Among the lines below, count those with "chart". Give the total alone.

— START Data block —

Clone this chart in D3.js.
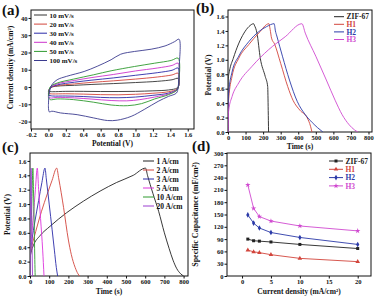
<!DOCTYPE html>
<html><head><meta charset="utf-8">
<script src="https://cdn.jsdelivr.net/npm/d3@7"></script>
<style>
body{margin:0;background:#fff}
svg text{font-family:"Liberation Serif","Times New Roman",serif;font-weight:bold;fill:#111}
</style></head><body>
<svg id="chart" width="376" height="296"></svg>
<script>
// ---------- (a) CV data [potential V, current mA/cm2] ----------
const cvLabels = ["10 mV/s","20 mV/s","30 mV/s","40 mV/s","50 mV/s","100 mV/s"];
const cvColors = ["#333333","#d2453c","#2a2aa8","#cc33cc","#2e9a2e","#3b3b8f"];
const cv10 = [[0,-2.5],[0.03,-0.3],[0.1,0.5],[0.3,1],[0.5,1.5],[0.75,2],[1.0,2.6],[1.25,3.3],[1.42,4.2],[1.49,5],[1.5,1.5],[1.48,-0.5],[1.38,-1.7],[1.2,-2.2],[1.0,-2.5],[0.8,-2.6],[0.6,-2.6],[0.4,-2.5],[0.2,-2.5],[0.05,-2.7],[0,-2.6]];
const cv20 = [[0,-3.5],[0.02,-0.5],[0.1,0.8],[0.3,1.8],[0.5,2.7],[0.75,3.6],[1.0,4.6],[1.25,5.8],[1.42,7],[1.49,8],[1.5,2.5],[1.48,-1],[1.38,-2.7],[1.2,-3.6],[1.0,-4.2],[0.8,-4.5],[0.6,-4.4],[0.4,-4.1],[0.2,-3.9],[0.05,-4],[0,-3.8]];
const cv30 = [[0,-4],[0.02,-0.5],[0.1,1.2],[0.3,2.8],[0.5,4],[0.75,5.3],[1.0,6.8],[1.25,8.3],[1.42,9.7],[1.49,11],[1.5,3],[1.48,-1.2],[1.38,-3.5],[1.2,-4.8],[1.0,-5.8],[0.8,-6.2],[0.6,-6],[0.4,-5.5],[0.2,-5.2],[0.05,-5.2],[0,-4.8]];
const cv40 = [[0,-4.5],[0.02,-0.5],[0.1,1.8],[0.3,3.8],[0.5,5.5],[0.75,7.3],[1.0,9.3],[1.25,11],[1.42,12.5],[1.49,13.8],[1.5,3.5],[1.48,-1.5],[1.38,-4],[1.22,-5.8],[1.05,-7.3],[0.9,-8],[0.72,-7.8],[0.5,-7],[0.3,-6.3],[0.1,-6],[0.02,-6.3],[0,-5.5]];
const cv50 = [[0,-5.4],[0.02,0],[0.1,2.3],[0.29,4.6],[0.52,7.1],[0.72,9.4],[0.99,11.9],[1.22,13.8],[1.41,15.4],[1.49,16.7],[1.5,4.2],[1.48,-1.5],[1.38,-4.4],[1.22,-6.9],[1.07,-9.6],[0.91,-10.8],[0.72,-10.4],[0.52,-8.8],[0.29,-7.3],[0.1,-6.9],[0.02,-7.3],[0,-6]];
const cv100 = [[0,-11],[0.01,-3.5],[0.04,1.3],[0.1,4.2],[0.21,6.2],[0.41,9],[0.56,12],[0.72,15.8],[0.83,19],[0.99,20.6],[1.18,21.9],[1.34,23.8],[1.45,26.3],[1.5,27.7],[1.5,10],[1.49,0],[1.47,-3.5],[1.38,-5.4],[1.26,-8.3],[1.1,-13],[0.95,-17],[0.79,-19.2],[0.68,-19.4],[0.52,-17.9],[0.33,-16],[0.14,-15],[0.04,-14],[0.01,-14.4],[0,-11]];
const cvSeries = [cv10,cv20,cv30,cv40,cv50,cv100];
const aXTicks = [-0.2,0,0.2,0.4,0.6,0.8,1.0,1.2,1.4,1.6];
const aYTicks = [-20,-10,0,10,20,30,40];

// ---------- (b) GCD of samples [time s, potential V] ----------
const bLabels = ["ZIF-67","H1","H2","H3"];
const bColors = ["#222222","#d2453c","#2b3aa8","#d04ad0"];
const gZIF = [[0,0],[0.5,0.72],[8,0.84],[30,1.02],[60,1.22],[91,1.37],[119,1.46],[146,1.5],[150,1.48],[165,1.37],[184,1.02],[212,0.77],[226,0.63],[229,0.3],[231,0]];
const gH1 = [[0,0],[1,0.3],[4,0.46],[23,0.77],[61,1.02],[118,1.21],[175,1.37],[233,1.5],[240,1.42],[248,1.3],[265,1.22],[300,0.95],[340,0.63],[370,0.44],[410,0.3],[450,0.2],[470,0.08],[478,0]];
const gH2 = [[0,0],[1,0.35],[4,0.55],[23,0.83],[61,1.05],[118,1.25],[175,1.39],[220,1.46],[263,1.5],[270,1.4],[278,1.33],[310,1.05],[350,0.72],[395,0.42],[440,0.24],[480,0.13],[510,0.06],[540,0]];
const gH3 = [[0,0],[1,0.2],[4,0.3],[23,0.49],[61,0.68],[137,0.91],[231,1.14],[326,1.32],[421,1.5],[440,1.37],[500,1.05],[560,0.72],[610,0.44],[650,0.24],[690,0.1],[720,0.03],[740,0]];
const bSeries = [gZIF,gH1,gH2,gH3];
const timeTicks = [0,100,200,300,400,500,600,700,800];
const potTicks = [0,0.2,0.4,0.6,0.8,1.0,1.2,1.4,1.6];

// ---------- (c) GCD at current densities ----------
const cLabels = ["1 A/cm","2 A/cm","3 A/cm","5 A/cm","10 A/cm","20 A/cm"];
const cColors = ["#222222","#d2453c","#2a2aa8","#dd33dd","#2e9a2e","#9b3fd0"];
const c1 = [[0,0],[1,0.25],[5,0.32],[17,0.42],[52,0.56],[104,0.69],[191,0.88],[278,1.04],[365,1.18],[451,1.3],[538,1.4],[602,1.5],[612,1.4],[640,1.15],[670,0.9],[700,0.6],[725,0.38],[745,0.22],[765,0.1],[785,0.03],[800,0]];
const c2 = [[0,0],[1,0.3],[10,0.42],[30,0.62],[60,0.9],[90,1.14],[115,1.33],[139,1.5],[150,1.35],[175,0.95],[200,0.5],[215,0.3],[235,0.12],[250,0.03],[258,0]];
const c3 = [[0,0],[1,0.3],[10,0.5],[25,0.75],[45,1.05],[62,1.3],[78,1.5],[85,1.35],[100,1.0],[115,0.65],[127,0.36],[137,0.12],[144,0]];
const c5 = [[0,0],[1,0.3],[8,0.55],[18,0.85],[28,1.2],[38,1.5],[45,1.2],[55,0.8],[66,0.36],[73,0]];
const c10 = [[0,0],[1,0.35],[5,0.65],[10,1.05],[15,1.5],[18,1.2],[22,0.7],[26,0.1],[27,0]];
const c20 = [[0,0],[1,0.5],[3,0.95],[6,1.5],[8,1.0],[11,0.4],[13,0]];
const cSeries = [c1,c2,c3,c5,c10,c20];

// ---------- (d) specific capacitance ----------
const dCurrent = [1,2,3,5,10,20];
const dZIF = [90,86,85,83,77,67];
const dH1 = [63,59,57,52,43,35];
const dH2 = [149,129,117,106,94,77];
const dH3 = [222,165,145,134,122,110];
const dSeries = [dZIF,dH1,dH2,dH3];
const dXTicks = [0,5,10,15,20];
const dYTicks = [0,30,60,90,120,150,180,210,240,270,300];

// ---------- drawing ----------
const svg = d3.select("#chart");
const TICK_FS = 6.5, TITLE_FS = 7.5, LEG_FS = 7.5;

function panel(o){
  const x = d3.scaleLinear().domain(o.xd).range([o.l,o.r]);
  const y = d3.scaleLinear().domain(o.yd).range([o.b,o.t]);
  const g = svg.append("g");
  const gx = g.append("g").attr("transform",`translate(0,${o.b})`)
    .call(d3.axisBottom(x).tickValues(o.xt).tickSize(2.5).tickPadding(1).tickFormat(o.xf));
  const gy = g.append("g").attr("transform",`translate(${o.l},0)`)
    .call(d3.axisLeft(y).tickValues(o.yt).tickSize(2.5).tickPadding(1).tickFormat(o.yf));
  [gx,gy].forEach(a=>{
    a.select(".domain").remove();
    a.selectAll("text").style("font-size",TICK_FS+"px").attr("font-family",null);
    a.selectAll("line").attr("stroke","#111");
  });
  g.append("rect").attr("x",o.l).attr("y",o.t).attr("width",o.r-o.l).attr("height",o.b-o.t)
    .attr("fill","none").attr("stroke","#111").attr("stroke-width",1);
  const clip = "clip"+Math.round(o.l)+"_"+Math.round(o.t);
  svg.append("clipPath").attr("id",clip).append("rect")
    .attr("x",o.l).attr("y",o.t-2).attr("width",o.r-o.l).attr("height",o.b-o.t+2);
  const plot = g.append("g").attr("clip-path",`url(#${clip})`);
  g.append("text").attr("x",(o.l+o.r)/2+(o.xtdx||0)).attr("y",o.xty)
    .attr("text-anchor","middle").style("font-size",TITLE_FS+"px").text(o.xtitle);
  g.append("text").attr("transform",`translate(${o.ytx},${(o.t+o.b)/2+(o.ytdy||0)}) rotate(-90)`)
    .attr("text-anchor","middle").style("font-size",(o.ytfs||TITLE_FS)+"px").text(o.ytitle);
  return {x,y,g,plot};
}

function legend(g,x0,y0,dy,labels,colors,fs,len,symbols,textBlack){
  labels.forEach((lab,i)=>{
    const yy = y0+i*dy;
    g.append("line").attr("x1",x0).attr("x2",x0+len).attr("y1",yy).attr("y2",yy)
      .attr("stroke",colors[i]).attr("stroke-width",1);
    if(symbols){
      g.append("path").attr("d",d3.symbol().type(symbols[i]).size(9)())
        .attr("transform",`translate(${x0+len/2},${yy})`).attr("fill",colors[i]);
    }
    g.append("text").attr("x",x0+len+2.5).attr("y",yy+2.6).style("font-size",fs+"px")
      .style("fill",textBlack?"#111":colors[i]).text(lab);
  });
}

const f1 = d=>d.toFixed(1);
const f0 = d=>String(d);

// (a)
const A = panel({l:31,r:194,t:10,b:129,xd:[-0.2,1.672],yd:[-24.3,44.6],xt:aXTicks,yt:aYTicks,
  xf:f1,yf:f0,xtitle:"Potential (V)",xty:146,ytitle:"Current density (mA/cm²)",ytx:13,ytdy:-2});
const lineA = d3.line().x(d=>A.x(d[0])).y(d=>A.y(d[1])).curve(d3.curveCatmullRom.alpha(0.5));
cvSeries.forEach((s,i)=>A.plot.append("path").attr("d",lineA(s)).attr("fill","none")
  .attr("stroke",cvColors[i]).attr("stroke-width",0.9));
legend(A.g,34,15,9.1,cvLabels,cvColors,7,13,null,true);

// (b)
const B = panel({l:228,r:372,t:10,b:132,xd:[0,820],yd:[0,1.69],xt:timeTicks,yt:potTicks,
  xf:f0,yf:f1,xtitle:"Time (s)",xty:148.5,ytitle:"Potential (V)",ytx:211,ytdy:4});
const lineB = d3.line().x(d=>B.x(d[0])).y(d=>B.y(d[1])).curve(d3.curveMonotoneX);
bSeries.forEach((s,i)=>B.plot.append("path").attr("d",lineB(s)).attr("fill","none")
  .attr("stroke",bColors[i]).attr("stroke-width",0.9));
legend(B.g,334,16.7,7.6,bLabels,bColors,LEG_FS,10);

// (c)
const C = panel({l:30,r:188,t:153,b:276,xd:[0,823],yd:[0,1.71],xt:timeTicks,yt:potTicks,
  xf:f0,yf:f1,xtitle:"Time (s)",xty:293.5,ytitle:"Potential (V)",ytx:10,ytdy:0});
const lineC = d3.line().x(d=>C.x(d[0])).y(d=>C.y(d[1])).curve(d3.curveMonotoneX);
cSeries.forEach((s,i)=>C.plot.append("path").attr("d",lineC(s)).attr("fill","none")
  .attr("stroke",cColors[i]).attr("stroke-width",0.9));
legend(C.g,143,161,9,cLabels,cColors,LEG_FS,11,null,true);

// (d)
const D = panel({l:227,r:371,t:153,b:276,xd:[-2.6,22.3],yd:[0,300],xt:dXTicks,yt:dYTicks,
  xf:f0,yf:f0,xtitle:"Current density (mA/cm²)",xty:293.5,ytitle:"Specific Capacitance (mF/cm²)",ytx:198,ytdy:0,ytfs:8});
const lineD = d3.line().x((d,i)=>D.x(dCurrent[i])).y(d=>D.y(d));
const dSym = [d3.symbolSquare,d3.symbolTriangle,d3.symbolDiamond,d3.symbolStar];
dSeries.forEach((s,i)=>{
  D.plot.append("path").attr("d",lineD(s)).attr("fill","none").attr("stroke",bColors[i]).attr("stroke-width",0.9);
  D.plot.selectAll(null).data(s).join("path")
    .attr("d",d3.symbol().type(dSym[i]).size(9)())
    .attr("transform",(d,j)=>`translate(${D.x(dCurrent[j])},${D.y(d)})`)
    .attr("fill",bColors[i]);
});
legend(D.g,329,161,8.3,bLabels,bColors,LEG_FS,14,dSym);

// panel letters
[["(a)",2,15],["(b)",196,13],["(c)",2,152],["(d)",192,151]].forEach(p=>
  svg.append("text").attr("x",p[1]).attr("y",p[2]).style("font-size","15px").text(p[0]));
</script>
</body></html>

— END Data block —

**Problem solution**: 3